PHOENIX -- The Pittsburgh Steelers enter the NFL draft with the future at quarterback in mind.
The Steelers have aggressively evaluated draft-eligible quarterbacks in the past few years and will do so this year, coach Mike Tomlin told Pittsburgh-area reporters at the NFL owners meetings.
Starter Ben Roethlisberger, 35, said in late January that he would evaluate his future during the offseason.
"We've been in that mentality," said Tomlin, who has been in consistent contact with Roethlisberger since the season ended. "Our experience in this business and the realities of this business put us in that mindset. [General manager] Kevin [Colbert] and I have spent special attention to that position over the last several years, if nothing else from a dry-run perspective, to gain the knowledge and the information necessary to make good decisions when we come to that fork in the road. Who's to say that we aren't there right now?"
The Steelers haven't selected a quarterback in the top three rounds of the draft since taking Roethlisberger 11th overall in 2004. The team re-signed Landry Jones, a fourth-round pick in 2013, to a two-year contract.
Tomlin said he has updated Roethlisberger on the team's perspective in free agency and the draft, but discussions about his future have been minimal. On Jan. 24, Roethlisberger told 93.7 The Fan that he would "take this offseason to evaluate, to consider all options, to consider health and family and things like that and kind of take some time away to evaluate next season -- if there's gonna be a next season."
This month at the Ignite Men's Conference at Liberty University, Roethlisberger told the crowd he's "leaning towards" playing a 14th season.
"[These are] normal, fluid conversations that you have with your veteran, franchise quarterback," said Tomlin about the correspondence with Roethlisberger. "We haven't talked quite a bit at all about play or no play.

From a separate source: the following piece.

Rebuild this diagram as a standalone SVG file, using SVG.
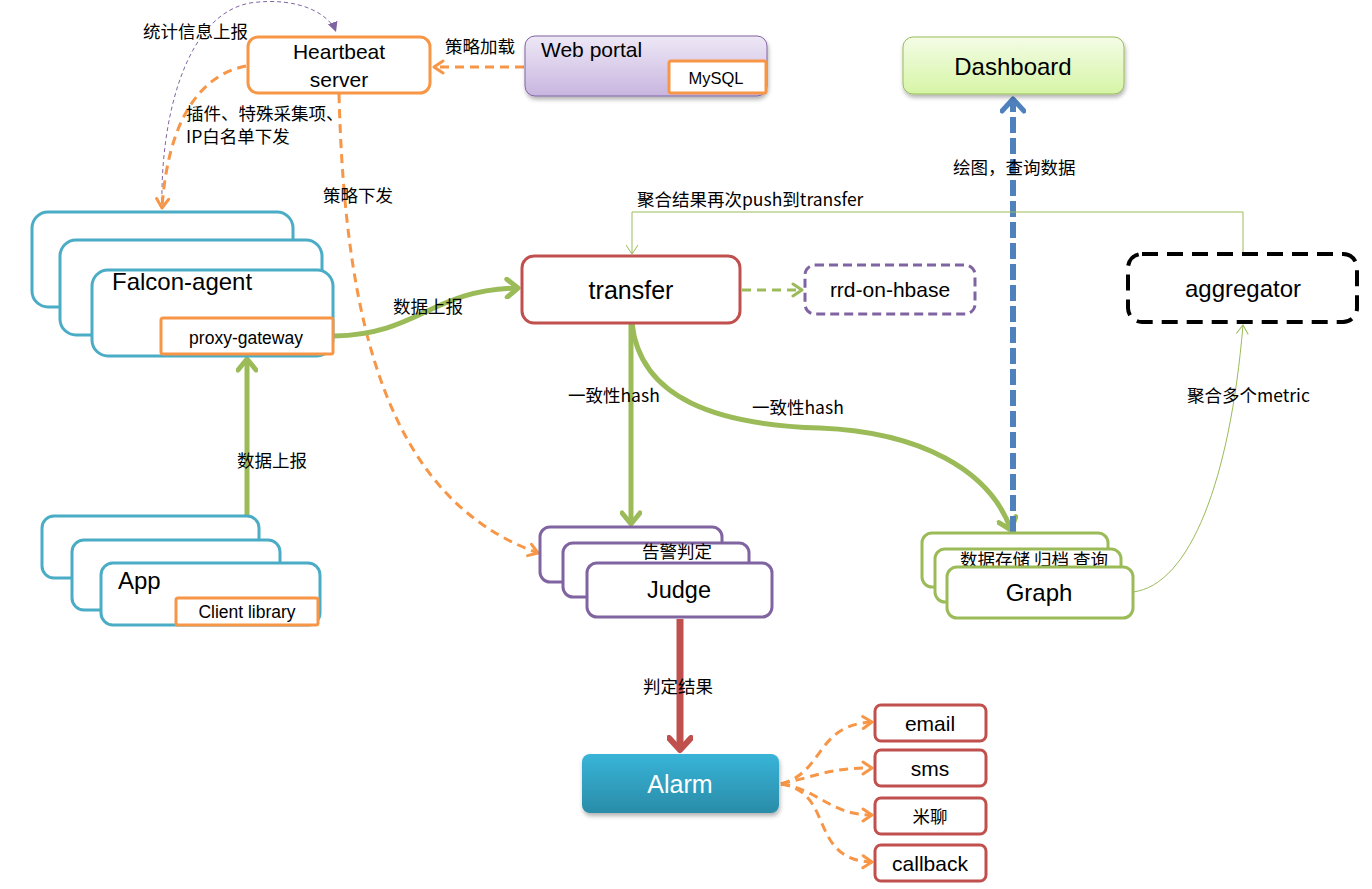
<svg xmlns="http://www.w3.org/2000/svg" width="1372" height="889" viewBox="0 0 1372 889">
<defs>
<style>
.t{font-family:"Liberation Sans","Noto Sans CJK SC",sans-serif;fill:#000}
.c{font-family:"Noto Sans CJK SC","Liberation Sans",sans-serif;font-size:17.5px;fill:#000}
.teal{fill:#fff;stroke:#4BACC6;stroke-width:3}
.org{fill:#fff;stroke:#F79646;stroke-width:3}
.pur{fill:#fff;stroke:#8064A2;stroke-width:3}
.grn{fill:#fff;stroke:#9BBB59;stroke-width:3}
.red{fill:#fff;stroke:#C0504D;stroke-width:3}
.od{fill:none;stroke:#F79646;stroke-width:3;stroke-dasharray:9 6}
.gt{fill:none;stroke:#9BBB59;stroke-width:5}
.thin{fill:none;stroke:#9BBB59;stroke-width:1}
</style>
<linearGradient id="gWeb" x1="0" y1="0" x2="0" y2="1"><stop offset="0" stop-color="#EEE8F6"/><stop offset="1" stop-color="#C8B5DF"/></linearGradient>
<linearGradient id="gDash" x1="0" y1="0" x2="0" y2="1"><stop offset="0" stop-color="#F4FCE6"/><stop offset="1" stop-color="#D6F5A6"/></linearGradient>
<linearGradient id="gAlarm" x1="0" y1="0" x2="0" y2="1"><stop offset="0" stop-color="#38B4D8"/><stop offset="1" stop-color="#2A8CA8"/></linearGradient>
<filter id="sh" x="-10%" y="-20%" width="120%" height="150%"><feDropShadow dx="1" dy="3" stdDeviation="2" flood-color="#000" flood-opacity="0.3"/></filter>
<marker id="mO" viewBox="0 0 14 16" markerWidth="14" markerHeight="16" refX="11" refY="8" orient="auto" markerUnits="userSpaceOnUse"><path d="M2,2 L11,8 L2,14" fill="none" stroke="#F79646" stroke-width="3" stroke-linecap="round" stroke-linejoin="round"/></marker>
<marker id="mG" viewBox="0 0 18 22" markerWidth="18" markerHeight="22" refX="14" refY="11" orient="auto" markerUnits="userSpaceOnUse"><path d="M3,2 L14,11 L3,20" fill="none" stroke="#9BBB59" stroke-width="5" stroke-linecap="round" stroke-linejoin="round"/></marker>
<marker id="mGs" viewBox="0 0 14 16" markerWidth="14" markerHeight="16" refX="11" refY="8" orient="auto" markerUnits="userSpaceOnUse"><path d="M2,2 L11,8 L2,14" fill="none" stroke="#9BBB59" stroke-width="3" stroke-linecap="round" stroke-linejoin="round"/></marker>
<marker id="mGt" viewBox="0 0 12 14" markerWidth="12" markerHeight="14" refX="10" refY="7" orient="auto" markerUnits="userSpaceOnUse"><path d="M1,1 L10,7 L1,13" fill="none" stroke="#9BBB59" stroke-width="1"/></marker>
<marker id="mB" viewBox="0 0 20 26" markerWidth="20" markerHeight="26" refX="15" refY="13" orient="auto" markerUnits="userSpaceOnUse"><path d="M3,2 L15,13 L3,24" fill="none" stroke="#4F81BD" stroke-width="5" stroke-linecap="round" stroke-linejoin="round"/></marker>
<marker id="mR" viewBox="0 0 20 26" markerWidth="20" markerHeight="26" refX="15" refY="13" orient="auto" markerUnits="userSpaceOnUse"><path d="M3,2 L15,13 L3,24" fill="none" stroke="#C0504D" stroke-width="6" stroke-linecap="round" stroke-linejoin="round"/></marker>
<marker id="mP" viewBox="0 0 12 12" markerWidth="12" markerHeight="12" refX="10" refY="6" orient="auto" markerUnits="userSpaceOnUse"><path d="M0,1 L10,6 L0,11 Z" fill="#8064A2"/></marker>
</defs>
<rect width="1372" height="889" fill="#fff"/>

<g id="connectors">
<path d="M162,208 C160,120 185,15 250,3 C300,-4 330,15 336,32" fill="none" stroke="#8064A2" stroke-width="1" stroke-dasharray="4 3" marker-end="url(#mP)"/>
<path class="od" d="M246,66 C200,75 168,120 162,208" marker-end="url(#mO)"/>
<path class="od" d="M524,67 L434,67" marker-end="url(#mO)"/>
<path class="od" d="M339,94 C345,330 390,500 538,553" marker-end="url(#mO)"/>
<path class="gt" d="M334,336 C420,334 430,290 518,288" marker-end="url(#mG)"/>
<path class="gt" d="M247,597 L247,359" marker-end="url(#mG)"/>
<path class="gt" d="M631,323 L631,524" marker-end="url(#mG)"/>
<path class="gt" d="M632,323 C640,400 720,425 820,428 C920,432 990,470 1011,530" marker-end="url(#mG)"/>
<path d="M742,290 L802,290" fill="none" stroke="#9BBB59" stroke-width="3" stroke-dasharray="9 6" marker-end="url(#mGs)"/>
<path d="M1013,532 L1013,99" fill="none" stroke="#4F81BD" stroke-width="6" stroke-dasharray="16 5" marker-end="url(#mB)"/>
<path class="thin" d="M1243,253 L1243,212 L632,212 L632,254" marker-end="url(#mGt)"/>
<path class="thin" d="M1133,592 C1190,585 1230,480 1243,325" marker-end="url(#mGt)"/>
<path d="M680,619 L680,750" fill="none" stroke="#C0504D" stroke-width="7" marker-end="url(#mR)"/>
<path class="od" d="M781,784 C825,772 815,725 872,722" marker-end="url(#mO)"/>
<path class="od" d="M781,784 C820,775 830,768 872,768" marker-end="url(#mO)"/>
<path class="od" d="M781,784 C820,790 830,815 872,815" marker-end="url(#mO)"/>
<path class="od" d="M781,784 C835,792 808,860 872,862" marker-end="url(#mO)"/>
</g>

<g id="labels">
<text class="c" x="143" y="38">统计信息上报</text>
<text class="c" font-size="14.5"><tspan x="186" y="120">插件、特殊采集项、</tspan><tspan x="186" y="142.5">IP白名单下发</tspan></text>
<text class="c" x="445" y="53">策略加载</text>
<text class="c" x="323" y="202">策略下发</text>
<text class="c" x="393" y="313">数据上报</text>
<text class="c" x="237" y="467">数据上报</text>
<text class="c" x="637" y="206">聚合结果再次push到transfer</text>
<text class="c" x="953" y="174">绘图，查询数据</text>
<text class="c" x="568" y="402">一致性hash</text>
<text class="c" x="752" y="414">一致性hash</text>
<text class="c" x="1187" y="402">聚合多个metric</text>
<text class="c" x="643" y="693">判定结果</text>
</g>

<g id="heartbeat">
<rect class="org" x="248" y="37" width="182" height="56" rx="10"/>
<text class="t" x="339" y="59" font-size="21" text-anchor="middle">Heartbeat</text>
<text class="t" x="339" y="87" font-size="21" text-anchor="middle">server</text>
</g>

<g id="webportal">
<rect x="525" y="36" width="242" height="60" rx="10" fill="url(#gWeb)" stroke="#8064A2" stroke-width="1" filter="url(#sh)"/>
<text class="t" x="541" y="57" font-size="21">Web portal</text>
<rect class="org" x="669" y="61" width="97" height="32" rx="2"/>
<text class="t" x="716" y="84" font-size="16.5" text-anchor="middle">MySQL</text>
</g>

<g id="dashboard">
<rect x="903" y="37" width="221" height="57" rx="10" fill="url(#gDash)" stroke="#9BBB59" stroke-width="1" filter="url(#sh)"/>
<text class="t" x="1013" y="75" font-size="24" text-anchor="middle">Dashboard</text>
</g>

<g id="agent">
<rect class="teal" x="32" y="212" width="261" height="95" rx="16"/>
<rect class="teal" x="60" y="240" width="262" height="95" rx="16"/>
<rect class="teal" x="92" y="270" width="241" height="86" rx="16"/>
<text class="t" x="112" y="290" font-size="24">Falcon-agent</text>
<rect class="org" x="161" y="318" width="172" height="36" rx="2"/>
<text class="t" x="246" y="344" font-size="17.5" text-anchor="middle">proxy-gateway</text>
</g>

<g id="app">
<rect class="teal" x="42" y="516" width="217" height="62" rx="12"/>
<rect class="teal" x="72" y="540" width="208" height="70" rx="12"/>
<rect class="teal" x="101" y="563" width="219" height="62" rx="12"/>
<text class="t" x="118" y="589" font-size="24">App</text>
<rect class="org" x="176" y="598" width="142" height="27" rx="2"/>
<text class="t" x="247" y="618" font-size="17.5" text-anchor="middle">Client library</text>
</g>

<g id="transfer">
<rect class="red" x="522" y="256" width="218" height="67" rx="12"/>
<text class="t" x="631" y="299" font-size="25" text-anchor="middle">transfer</text>
</g>

<g id="rrd">
<rect x="805" y="265" width="170" height="49" rx="10" fill="#fff" stroke="#8064A2" stroke-width="3" stroke-dasharray="9 5"/>
<text class="t" x="890" y="297" font-size="21" text-anchor="middle">rrd-on-hbase</text>
</g>

<g id="aggregator">
<rect x="1128" y="254" width="229" height="68" rx="14" fill="#fff" stroke="#000" stroke-width="4" stroke-dasharray="16 9"/>
<text class="t" x="1243" y="297" font-size="24" text-anchor="middle">aggregator</text>
</g>

<g id="judge">
<rect class="pur" x="540" y="527" width="182" height="55" rx="10"/>
<rect class="pur" x="563" y="543" width="186" height="54" rx="10"/>
<text class="c" x="677" y="558" font-size="16" text-anchor="middle">告警判定</text>
<rect class="pur" x="587" y="563" width="185" height="54" rx="10"/>
<text class="t" x="679" y="598" font-size="23.5" text-anchor="middle">Judge</text>
</g>

<g id="graph">
<rect class="grn" x="922" y="533" width="186" height="54" rx="10"/>
<rect class="grn" x="935" y="549" width="186" height="53" rx="10"/>
<text class="c" x="1034" y="566" font-size="17.5" text-anchor="middle">数据存储 归档 查询</text>
<rect class="grn" x="947" y="567" width="186" height="51" rx="10"/>
<text class="t" x="1039" y="601" font-size="24" text-anchor="middle">Graph</text>
</g>

<g id="alarm">
<rect x="582" y="754" width="197" height="59" rx="8" fill="url(#gAlarm)" filter="url(#sh)"/>
<text x="680" y="793" font-family="Liberation Sans,sans-serif" font-size="25" fill="#fff" text-anchor="middle">Alarm</text>
</g>

<g id="email"><rect class="red" x="875" y="705" width="111" height="36" rx="6"/><text class="t" x="930" y="731" font-size="21" text-anchor="middle">email</text></g>
<g id="sms"><rect class="red" x="875" y="750" width="111" height="36" rx="6"/><text class="t" x="930" y="776" font-size="21" text-anchor="middle">sms</text></g>
<g id="miliao"><rect class="red" x="875" y="798" width="111" height="36" rx="6"/><text class="c" x="930" y="823" font-size="20" text-anchor="middle">米聊</text></g>
<g id="callback"><rect class="red" x="875" y="845" width="111" height="36" rx="6"/><text class="t" x="930" y="871" font-size="21" text-anchor="middle">callback</text></g>
</svg>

I'm just letting him sort through that process. I just think it's a very reasonable discussion when you get [to] 35. I think people probably read too much into it and make more out of it than what it is. I imagine it's probably not the first year he's gone through that process, and it probably won't be the last if it continues."
When it comes to potentially drafting a quarterback, it's largely about what's available to the team while on the clock, Tomlin said.
"We've gone through that procedure and will continue," Tomlin said.